SOURCE MATERIAL —
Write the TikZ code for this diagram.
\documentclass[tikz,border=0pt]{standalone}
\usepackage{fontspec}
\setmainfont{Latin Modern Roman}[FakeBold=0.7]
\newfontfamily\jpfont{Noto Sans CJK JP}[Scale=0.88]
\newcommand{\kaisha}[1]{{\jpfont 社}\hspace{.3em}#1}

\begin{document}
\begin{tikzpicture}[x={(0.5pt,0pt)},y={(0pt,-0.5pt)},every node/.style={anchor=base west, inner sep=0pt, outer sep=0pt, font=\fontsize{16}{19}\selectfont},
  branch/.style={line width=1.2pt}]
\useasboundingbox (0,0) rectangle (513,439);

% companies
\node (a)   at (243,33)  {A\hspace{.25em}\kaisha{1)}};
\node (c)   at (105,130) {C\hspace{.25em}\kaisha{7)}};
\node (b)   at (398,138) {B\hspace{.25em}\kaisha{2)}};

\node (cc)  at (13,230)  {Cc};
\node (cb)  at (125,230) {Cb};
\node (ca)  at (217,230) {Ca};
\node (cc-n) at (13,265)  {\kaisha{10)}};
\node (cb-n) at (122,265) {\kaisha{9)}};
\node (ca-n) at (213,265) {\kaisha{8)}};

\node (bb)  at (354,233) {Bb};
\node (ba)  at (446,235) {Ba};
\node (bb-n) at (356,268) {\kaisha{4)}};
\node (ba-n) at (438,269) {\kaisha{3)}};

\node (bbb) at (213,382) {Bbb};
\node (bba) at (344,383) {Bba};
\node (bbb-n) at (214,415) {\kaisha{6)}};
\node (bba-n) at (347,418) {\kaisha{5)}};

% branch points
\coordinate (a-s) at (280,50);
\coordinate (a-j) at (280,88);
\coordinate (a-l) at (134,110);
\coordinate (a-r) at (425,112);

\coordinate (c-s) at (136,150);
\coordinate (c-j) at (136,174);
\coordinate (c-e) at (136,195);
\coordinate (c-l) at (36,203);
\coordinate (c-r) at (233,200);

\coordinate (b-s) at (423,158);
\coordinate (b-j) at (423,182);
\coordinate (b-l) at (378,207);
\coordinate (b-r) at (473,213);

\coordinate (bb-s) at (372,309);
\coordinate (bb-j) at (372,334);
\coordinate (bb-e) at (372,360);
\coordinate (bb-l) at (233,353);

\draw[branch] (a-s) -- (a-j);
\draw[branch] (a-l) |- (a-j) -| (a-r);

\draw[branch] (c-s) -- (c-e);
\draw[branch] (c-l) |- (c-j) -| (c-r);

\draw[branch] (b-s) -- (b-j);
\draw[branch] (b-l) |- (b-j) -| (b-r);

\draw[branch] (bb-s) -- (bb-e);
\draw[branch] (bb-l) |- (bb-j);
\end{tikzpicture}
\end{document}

GIVEN REQUEST — Starting at the first line of the data above, please restate word for word every line up to and including the one that holds "(ba-n) at (438,269)", and add nothing else.

RESULT FOR THIS EXERCISE —
Write the TikZ code for this diagram.
\documentclass[tikz,border=0pt]{standalone}
\usepackage{fontspec}
\setmainfont{Latin Modern Roman}[FakeBold=0.7]
\newfontfamily\jpfont{Noto Sans CJK JP}[Scale=0.88]
\newcommand{\kaisha}[1]{{\jpfont 社}\hspace{.3em}#1}

\begin{document}
\begin{tikzpicture}[x={(0.5pt,0pt)},y={(0pt,-0.5pt)},every node/.style={anchor=base west, inner sep=0pt, outer sep=0pt, font=\fontsize{16}{19}\selectfont},
  branch/.style={line width=1.2pt}]
\useasboundingbox (0,0) rectangle (513,439);

% companies
\node (a)   at (243,33)  {A\hspace{.25em}\kaisha{1)}};
\node (c)   at (105,130) {C\hspace{.25em}\kaisha{7)}};
\node (b)   at (398,138) {B\hspace{.25em}\kaisha{2)}};

\node (cc)  at (13,230)  {Cc};
\node (cb)  at (125,230) {Cb};
\node (ca)  at (217,230) {Ca};
\node (cc-n) at (13,265)  {\kaisha{10)}};
\node (cb-n) at (122,265) {\kaisha{9)}};
\node (ca-n) at (213,265) {\kaisha{8)}};

\node (bb)  at (354,233) {Bb};
\node (ba)  at (446,235) {Ba};
\node (bb-n) at (356,268) {\kaisha{4)}};
\node (ba-n) at (438,269) {\kaisha{3)}};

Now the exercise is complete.